After logging in, users are able to view the fax and/or download it to their computer. This same method can be used in reverse to send a fax, leaving no trace of the original fax in an Outlook or other mail server “sent” file. The secure server method provides the ultimate in HIPAA-compliant security for the most sensitive documents.

Operationally, Internet faxing appears the same as a traditional fax to the person on the other end. The Internet fax user has a telephone number, often toll-free, that can be called from any fax machine in the world. Faxes can be sent either to a standard fax machine or directly to the person on the other end if he/she also is using an Internet fax service.
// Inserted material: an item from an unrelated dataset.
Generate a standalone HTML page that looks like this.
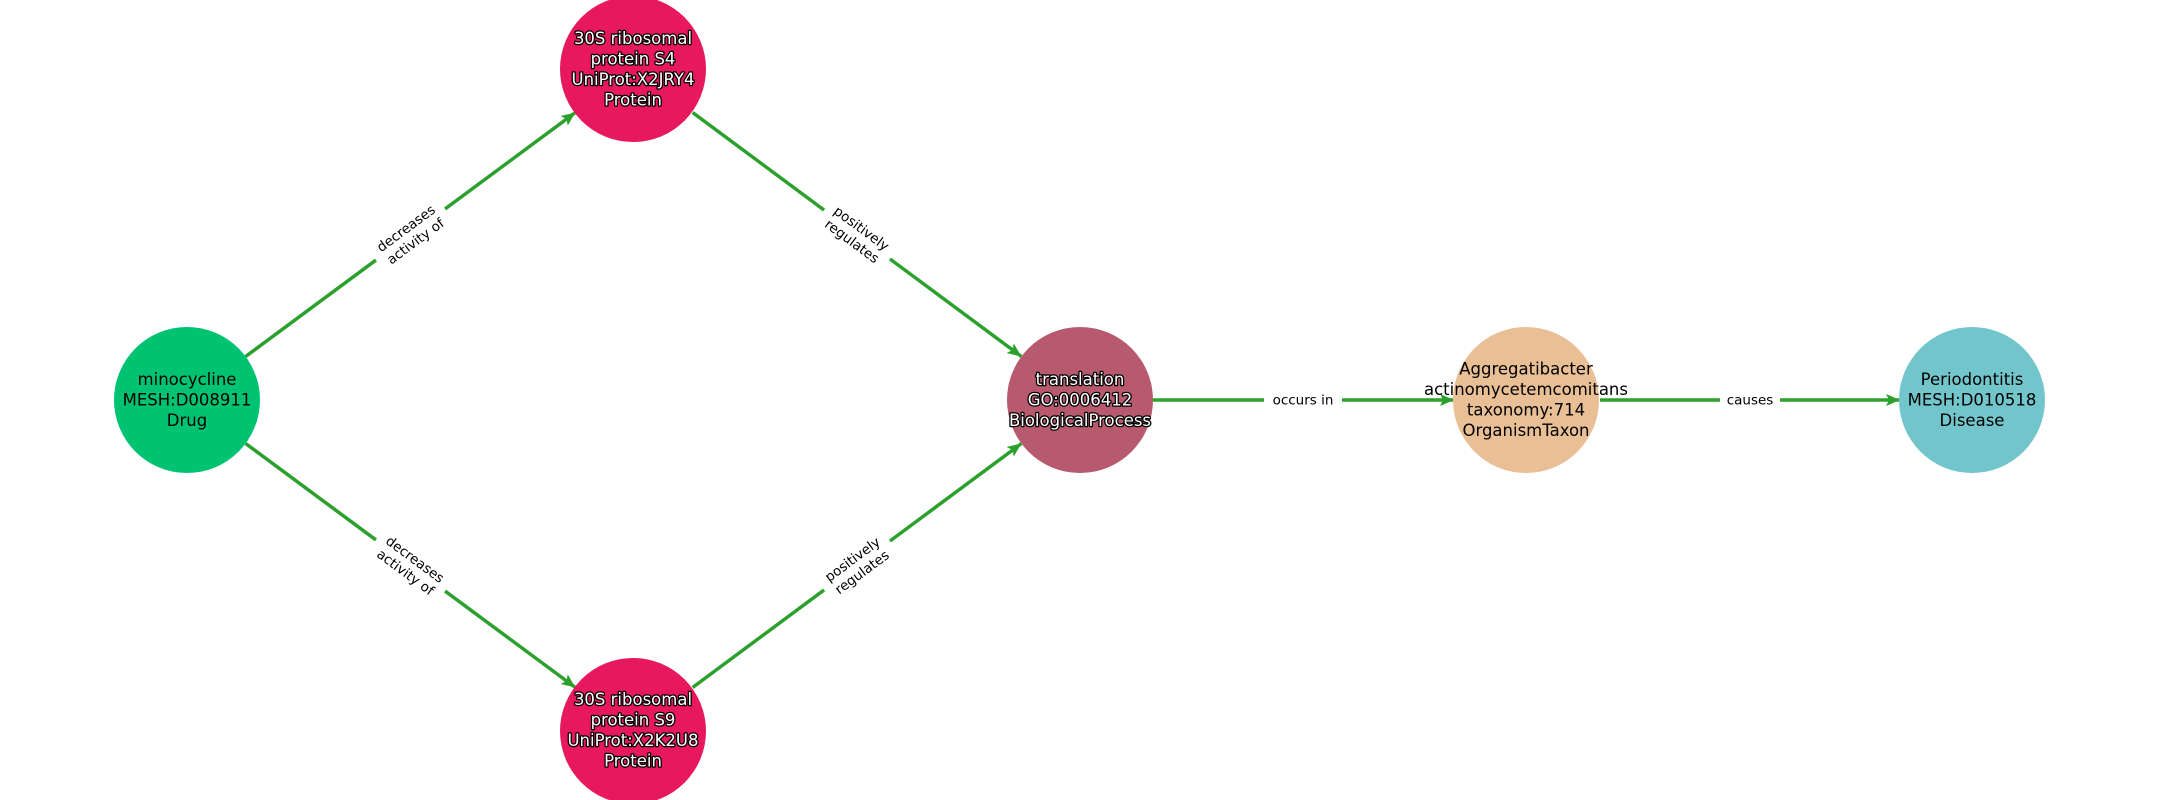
<!DOCTYPE html>
<html><head><meta charset="utf-8"><style>
html,body{margin:0;padding:0;background:#fff;}
svg{display:block;}
.n{font-family:"DejaVu Sans","Liberation Sans",sans-serif;font-size:16.5px;text-anchor:middle;}
.w{fill:#fff;stroke:#000;stroke-width:2.6px;paint-order:stroke;stroke-linejoin:round;}
.e{font-family:"DejaVu Sans","Liberation Sans",sans-serif;font-size:13.5px;text-anchor:middle;fill:#000;}
.l{stroke:#2ca02c;stroke-width:3.5;fill:none;}
</style></head><body>
<svg width="2160" height="800" viewBox="0 0 2160 800" xmlns="http://www.w3.org/2000/svg">
<defs>
<marker id="a" markerUnits="userSpaceOnUse" markerWidth="16" markerHeight="12" refX="14" refY="6" orient="auto">
<path d="M0,0 L14,6 L0,12 L3,6 Z" fill="#2ca02c"/>
</marker>
</defs>
<line class="l" x1="245.6" y1="356.5" x2="575.4" y2="112.5" marker-end="url(#a)"/>
<line class="l" x1="245.6" y1="443.5" x2="575.4" y2="687.5" marker-end="url(#a)"/>
<line class="l" x1="692.6" y1="112.5" x2="1021.4" y2="356.5" marker-end="url(#a)"/>
<line class="l" x1="692.6" y1="687.5" x2="1021.4" y2="443.5" marker-end="url(#a)"/>
<line class="l" x1="1153" y1="400" x2="1454" y2="400" marker-end="url(#a)"/>
<line class="l" x1="1600" y1="400" x2="1900" y2="400" marker-end="url(#a)"/>
<g transform="translate(410.5,234.5) rotate(-36.5)"><rect x="-43" y="-18" width="86" height="36" fill="#fff"/><text class="e" y="-3">decreases</text><text class="e" y="13">activity of</text></g>
<g transform="translate(410.5,565.5) rotate(36.5)"><rect x="-43" y="-18" width="86" height="36" fill="#fff"/><text class="e" y="-3">decreases</text><text class="e" y="13">activity of</text></g>
<g transform="translate(857,234.5) rotate(36.5)"><rect x="-41" y="-18" width="82" height="36" fill="#fff"/><text class="e" y="-3">positively</text><text class="e" y="13">regulates</text></g>
<g transform="translate(857,565.5) rotate(-36.5)"><rect x="-41" y="-18" width="82" height="36" fill="#fff"/><text class="e" y="-3">positively</text><text class="e" y="13">regulates</text></g>
<rect x="1264" y="390" width="78" height="20" fill="#fff"/><text class="e" x="1303" y="404.5">occurs in</text>
<rect x="1720" y="390" width="60" height="20" fill="#fff"/><text class="e" x="1750" y="404.5">causes</text>
<circle cx="187" cy="400" r="73" fill="#00c372"/>
<circle cx="633" cy="69" r="73" fill="#e8185f"/>
<circle cx="633" cy="731" r="73" fill="#e8185f"/>
<circle cx="1080" cy="400" r="73" fill="#b75a6e"/>
<circle cx="1526" cy="400" r="73" fill="#e9bf96"/>
<circle cx="1972" cy="400" r="73" fill="#72c6cb"/>
<text class="n" x="187" y="385">minocycline</text>
<text class="n" x="187" y="405.5">MESH:D008911</text>
<text class="n" x="187" y="426">Drug</text>

<text class="n w" x="633" y="44">30S ribosomal</text>
<text class="n w" x="633" y="64.5">protein S4</text>
<text class="n w" x="633" y="85">UniProt:X2JRY4</text>
<text class="n w" x="633" y="105.5">Protein</text>

<text class="n w" x="633" y="705">30S ribosomal</text>
<text class="n w" x="633" y="725.5">protein S9</text>
<text class="n w" x="633" y="746">UniProt:X2K2U8</text>
<text class="n w" x="633" y="766.5">Protein</text>

<text class="n w" x="1080" y="385">translation</text>
<text class="n w" x="1080" y="405.5">GO:0006412</text>
<text class="n w" x="1080" y="426">BiologicalProcess</text>

<text class="n" x="1526" y="374.5">Aggregatibacter</text>
<text class="n" x="1526" y="395">actinomycetemcomitans</text>
<text class="n" x="1526" y="415.5">taxonomy:714</text>
<text class="n" x="1526" y="436">OrganismTaxon</text>

<text class="n" x="1972" y="385">Periodontitis</text>
<text class="n" x="1972" y="405.5">MESH:D010518</text>
<text class="n" x="1972" y="426">Disease</text>
</svg>
</body></html>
Despite the prevailing wisdom, faxing is still a critical component within the healthcare industry. As such, information transmitted via fax runs the same risks of HIPAA violation.

Instead of allowing faxes to hide in plain sight, Internet fax services help security managers bring the fax portion of their operations up to the same standards used for other forms of communication. If HIPAA compliance falls under your purview, it should definitely be toward the top of the list.

SideBar: The Benefits of Internet Faxing:

  • Elimination of paper faxes, reducing the risk of data being seen or copied by unauthorized personnel to almost nil.

  • Elimination of the risk of a paper fax being inadvertently delivered to the wrong person or thrown away.

  • Ability to store every fax electronically, either on the user’s PC or a password-protected network server, assuring there is always a copy of important information.

  • Availability of 128-bit encryption and SSL when transmitting and receiving documents through the secure server method.

  • Greater accessibility to the information when the fax owner is off-site.

  • Easy integration with document management applications, eliminating the need to scan paper documents while making information more accessible to auditors and other authorized personnel.